A third significant trend in the 2024 LY elections was the continued consolidation of seats for the DPP (as the core of the “Pan-Green” coalition) and the KMT (as the core of the “Pan-Blue” coalition). The People’s First Party (PFP, 親民黨) and New Party (NP, 新黨), both offshoots of the KMT that formerly operated as significant components of the Pan-Blue coalition, have failed to win seats for several years (since the 2012 and 2004 elections, respectively), and are effectively defunct. [4] More recently, smaller parties have contributed to the Pan-Green coalition: in the outgoing LY, the New Power Party (NPP, 時代力量) held 3 seats, while the Taiwan Statebuilding Party (TSP, 台灣基進) held a single seat, with both parties usually adding their votes to those of the DPP. However, these small parties will have no presence in the next LY: having failed to meet the necessary 5 percent national vote threshold, the NPP lost its 3 party-list seats, while and the TSP lost its one district seat prior to the elections. Similarly, the tiny Green Party (綠黨) won no seats, with its voting tally under 1 percent. [5] If such trends hold, language about “pan-” coalitions may cease to be meaningful, with politics now concentrated among the two large (DPP and KMT) and one smaller (TPP) parties.


The DPP suffered significant losses in the LY races—due likely in no small part to voter fatigue with the continued governance of the DPP, as well as discontent over economic and quality of life issues. This will likely impose constraints on the incoming Lai Administration far heavier than those faced by the Tsai Administration. The outcome of the 2024 LY elections means that Taiwan is likely to see divided government over the next four years: with the DPP controlling the executive branch, and a coalition of opposition parties possibly controlling the legislature. The DPP could still establish an effective majority in the LY if it is able to forge a close alliance with the TPP; while conversely, a tight KMT-TPP alliance would be able to block many of the new administration’s priorities in the legislature.

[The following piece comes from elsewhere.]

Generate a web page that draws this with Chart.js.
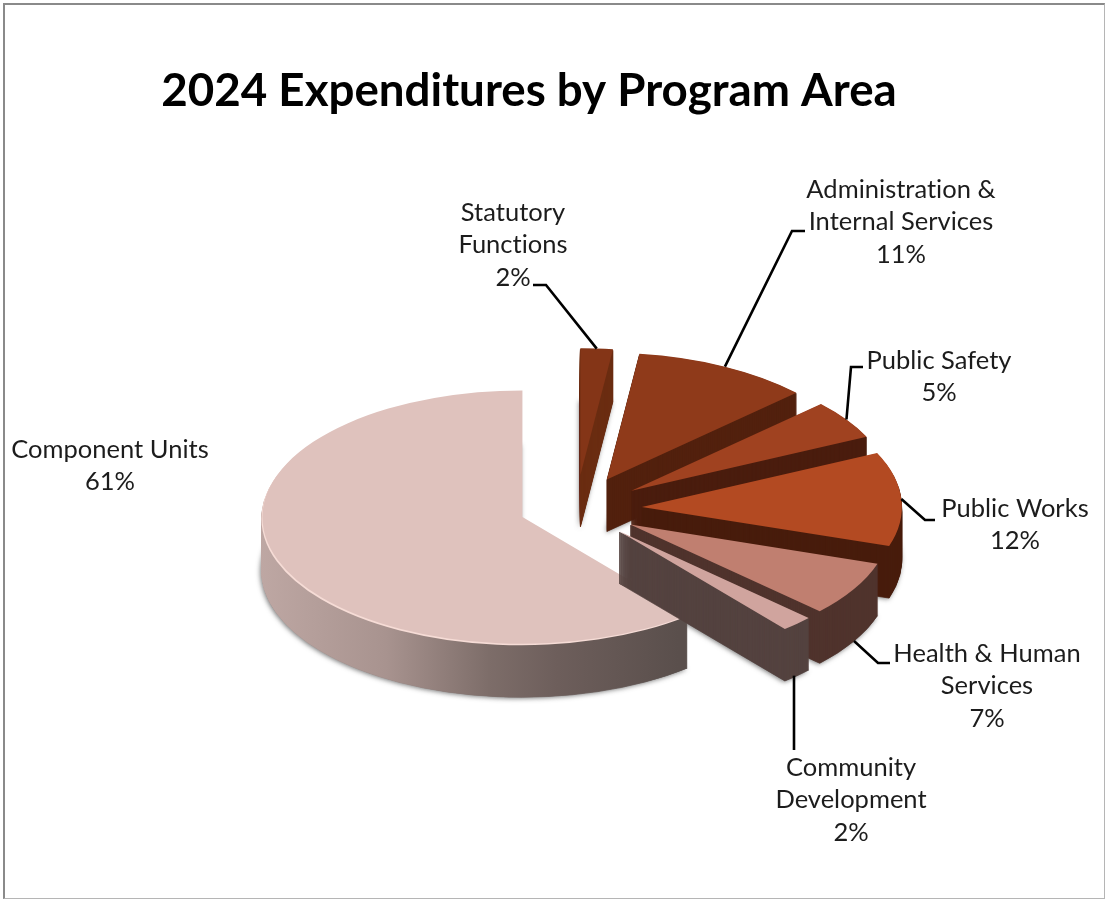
<!DOCTYPE html>
<html>
<head>
<meta charset="utf-8">
<title>2024 Expenditures by Program Area</title>
<script src="https://cdn.jsdelivr.net/npm/chart.js@4/dist/chart.umd.min.js"></script>
<style>
    html, body { margin: 0; padding: 0; background: #ffffff; overflow: hidden; }
    #frame {
        position: absolute; left: 3px; top: 3px; width: 1099px; height: 893px;
        border-left: 2px solid #8a8a8a; border-top: 2px solid #8a8a8a;
        border-right: 1px solid #b5b5b5; border-bottom: 1px solid #b5b5b5;
    }
    #chart { position: absolute; left: 0; top: 0; }
</style>
</head>
<body>
<div id="frame"></div>
<canvas id="chart" width="1105" height="899"></canvas>
<script>
// clockwise from 12 o'clock, same order as the workbook
const categories = [
    ['Statutory', 'Functions'],
    ['Administration &', 'Internal Services'],
    ['Public Safety'],
    ['Public Works'],
    ['Health & Human', 'Services'],
    ['Community', 'Development'],
    ['Component Units']
];
const values = [2, 11, 5, 12, 7, 2, 61];
const explode = [70, 68, 67, 66, 63, 63, 58];

const topColors = ['#843517', '#8f3a1a', '#a04220', '#b34a22', '#c07f70', '#d0a49e', '#dfc2bd'];
const sideColors = ['#6b2d12', '#52210e', '#4a1d0e', '#481c0c', '#50332d', '#54423f', null];

// pie projection: centre on the page, vertical squash, thickness
const pieX = 576;
const pieY = 509;
const squash = 0.487;
const depth = 52;

// label centre x, y of first line; elbow of the leader line
const labelX = [513, 901, 939, 1015, 987, 851, 110];
const labelY = [212.5, 189.5, 360.5, 508.5, 653.5, 767.5, 449.5];
const lineEnd = [[533, 285], [805, 231], [863, 367], [935, 520], [890, 663], [794, 750], null];
const lineBend = [[546, 285], [792, 231], [851, 367], [925, 520], [878, 663], [794, 750], null];
const lineFromRim = [false, false, false, false, true, true, false];

const drawOrder = [6, 0, 1, 2, 3, 4, 5];

function withPieTransform(ctx, arc, index, down, fn) {
    const mid = (arc.startAngle + arc.endAngle) / 2;
    ctx.save();
    ctx.translate(pieX, pieY + down);
    ctx.scale(1, squash);
    ctx.translate(Math.cos(mid) * explode[index], Math.sin(mid) * explode[index]);
    ctx.translate(-arc.x, -arc.y);
    fn();
    ctx.restore();
}

function drawArcFilled(ctx, arc, color, border) {
    const saved = arc.options;
    arc.options = Object.assign({}, saved, {
        backgroundColor: color,
        borderColor: color,
        borderWidth: border || 0
    });
    arc.draw(ctx);
    arc.options = saved;
}

function sideFill(ctx, index) {
    if (sideColors[index]) {
        return sideColors[index];
    }
    // rim of the big slice fades from left to right
    const grad = ctx.createLinearGradient(pieX - 320, 0, pieX + 110, 0);
    grad.addColorStop(0, '#c0a9a5');
    grad.addColorStop(0.32, '#a8938f');
    grad.addColorStop(0.56, '#7d6d69');
    grad.addColorStop(0.72, '#6d5e5b');
    grad.addColorStop(1, '#5a4f4c');
    return grad;
}

const pie3d = {
    id: 'pie3d',
    beforeDatasetsDraw(chart) {
        const ctx = chart.ctx;
        const arcs = chart.getDatasetMeta(0).data;

        // soft shadow under the bottom of each slice
        ctx.save();
        ctx.shadowColor = 'rgba(70, 70, 70, 0.75)';
        ctx.shadowBlur = 5;
        ctx.shadowOffsetX = -1;
        ctx.shadowOffsetY = 1;
        drawOrder.forEach(i => {
            withPieTransform(ctx, arcs[i], i, depth, () => drawArcFilled(ctx, arcs[i], '#777777'));
        });
        ctx.restore();

        drawOrder.forEach(i => {
            const arc = arcs[i];
            const fill = sideFill(ctx, i);
            for (let d = depth; d > 0; d--) {
                withPieTransform(ctx, arc, i, d, () => drawArcFilled(ctx, arc, fill, 1));
            }
            if (i === 6) {
                // light bevel along the front edge of the big slice
                withPieTransform(ctx, arc, i, 0, () => drawArcFilled(ctx, arc, '#f6dcd6'));
                ctx.save();
                ctx.translate(1, -1.5);
                withPieTransform(ctx, arc, i, 0, () => drawArcFilled(ctx, arc, topColors[i]));
                ctx.restore();
            } else {
                withPieTransform(ctx, arc, i, 0, () => drawArcFilled(ctx, arc, topColors[i]));
            }
        });

        drawLeaders(ctx, arcs);
        drawLabels(ctx);
        return false;
    }
};

function drawLeaders(ctx, arcs) {
    ctx.save();
    ctx.strokeStyle = '#000000';
    ctx.lineWidth = 2.6;
    arcs.forEach((arc, i) => {
        if (!lineEnd[i]) {
            return;
        }
        const mid = (arc.startAngle + arc.endAngle) / 2;
        const r = arc.outerRadius + explode[i];
        // straight drop lines keep the x of their elbow
        const x = lineBend[i][0] === lineEnd[i][0] ? lineBend[i][0] : pieX + Math.cos(mid) * r;
        const y = pieY + Math.sin(mid) * r * squash + (lineFromRim[i] ? depth : 0);
        ctx.beginPath();
        ctx.moveTo(x, y);
        ctx.lineTo(lineBend[i][0], lineBend[i][1]);
        ctx.lineTo(lineEnd[i][0], lineEnd[i][1]);
        ctx.stroke();
    });
    ctx.restore();
}

function drawLabels(ctx) {
    const total = values.reduce((a, b) => a + b, 0);
    ctx.save();
    ctx.font = '25.5px Lato';
    ctx.letterSpacing = '0.01px'; // no "ti" ligature
    ctx.fillStyle = '#1c1c1c';
    ctx.textAlign = 'center';
    ctx.textBaseline = 'middle';
    categories.forEach((lines, i) => {
        const text = lines.concat(Math.round(values[i] / total * 100) + '%');
        text.forEach((line, n) => {
            ctx.fillText(line, labelX[i], labelY[i] + n * 32.5);
        });
    });
    ctx.restore();
}

new Chart(document.getElementById('chart').getContext('2d'), {
    type: 'pie',
    data: {
        labels: categories,
        datasets: [{
            data: values,
            backgroundColor: topColors,
            borderWidth: 0,
            radius: 260
        }]
    },
    options: {
        responsive: false,
        animation: false,
        layout: { padding: { right: 47 } },
        plugins: {
            legend: { display: false },
            tooltip: { enabled: false },
            title: {
                display: true,
                fullSize: false,
                text: '2024 Expenditures by Program Area',
                color: '#000000',
                font: { family: 'Lato', size: 45.7, weight: 'bold' },
                padding: { top: 64, bottom: 10 }
            }
        }
    },
    plugins: [pie3d]
});
</script>
</body>
</html>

Once the new LY is seated in early February, a key indicator to watch will be the outcome of the race for President of the LY, or legislative speaker. With no party having an absolute majority, the speaker is likely to come from either the KMT or DPP. Any successful candidate will likely need to rely on TPP votes to secure a speakership bid in the first round of voting. Should no candidate secure a majority, a subsequent round of voting will occur, and the candidate obtaining the highest number of votes will assume the speakership. The DPP is likely to put forward You Si-kun (游錫堃), who served as the previous speaker in the LY and was re-elected in 2024 via the party list. Meanwhile, the KMT has already nominated as its candidate Han Kuo-yu (韓國瑜), the former mayor of Kaohsiung and the party’s presidential nominee in 2020. Han had previously announced that he would support a TPP candidate as the deputy speaker in the speakership elections, but as of the time of publication, KMT legislator Johnny Chiang had been put forth as the candidate for the deputy role. Whomever emerges as the winner, the TPP’s votes in the contest for speaker will provide a key indicator of the likely trajectory of the party alliances in the months to come.

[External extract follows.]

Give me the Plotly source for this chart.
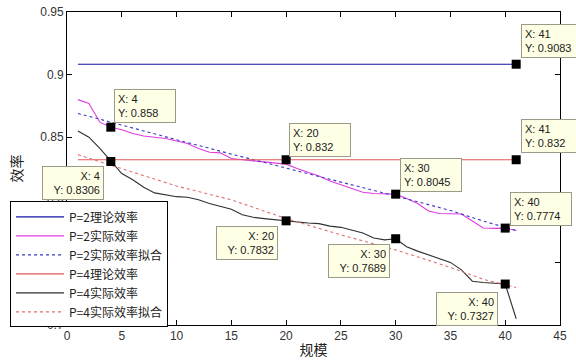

The main point: The 2024 legislative elections saw significant losses for the DPP, and attendant gains for the KMT. No single party now commands a majority, and the smaller TPP party could be poised to play a crucial kingmaker role.

[1] Article 4 of Additional Articles added to the ROC Constitution: “Beginning with the Seventh Legislative Yuan, the Legislative Yuan shall have 113 members, who shall serve a term of four years, which is renewable after re-election. The election of members of the Legislative Yuan shall be completed within three months prior to the expiration of each term, in accordance with the following provisions, the restrictions in Article 64 and Article 65 of the Constitution notwithstanding: 1. Seventy-three members shall be elected from the Special Municipalities, counties, and cities in the free area. At least one member shall be elected from each county and city. 2. Three members each shall be elected from among the lowland and highland aborigines in the free area. 3. A total of thirty-four members shall be elected from the nationwide constituency and among citizens residing abroad.”

[2] A total of 34 of the 113 seats in the Legislative Yuan are voted in by party-list proportional representation. A party’s vote share must be higher than 5 percent nationally to win any seats. For every roughly 3 percent of the overall legislative vote a party gets, one seat is allocated to them in the Legislative Yuan. Therefore, based upon the vote share of the 2024 Legislative Yuan party vote, both the KMT and DPP were each allocated 13 seats and the TPP was allocated 8 seats. 

[3] Taiwan’s indigenous population is divided into two classifications by the government: the “highland” and the “lowland” indigenous groups. The distinction between the two groups comes from the Japanese colonial era, when the seven original tribes living in Taiwan were put into two groups.

[4] The New Party continues a marginal existence as a fringe party, operating primarily as a PRC united front proxy. See: John Dotson, Chinese Information Operations against Taiwan: The “Abandoned Chess Piece” and “America Skepticism Theory”, Global Taiwan Institute (August 2023), pp. 6, 14-15. https://globaltaiwan.org/wp-content/uploads/2023/08/OR_ASTAW0807FINAL.pdf.

[5] The TSP’s Chen Po-wei (陳柏惟) was actually gone prior to the January 2024 election. He had won Taichung City’s Number 2 Constituency in the 2020 Legislative Yuan election. He was successfully recalled in 2021 (with 77,899 votes for and 73,433 votes against, with a turnout of 51.72 percent). Lin Ching-yi (林靜儀) of the DPP then won the seat with 51.8 percent of votes in a 2022 by-election. In the 2024 Legislative Election, Yen Kuan-heng (顏寬恆) of the KMT won the seat with 53.19 percent of the vote.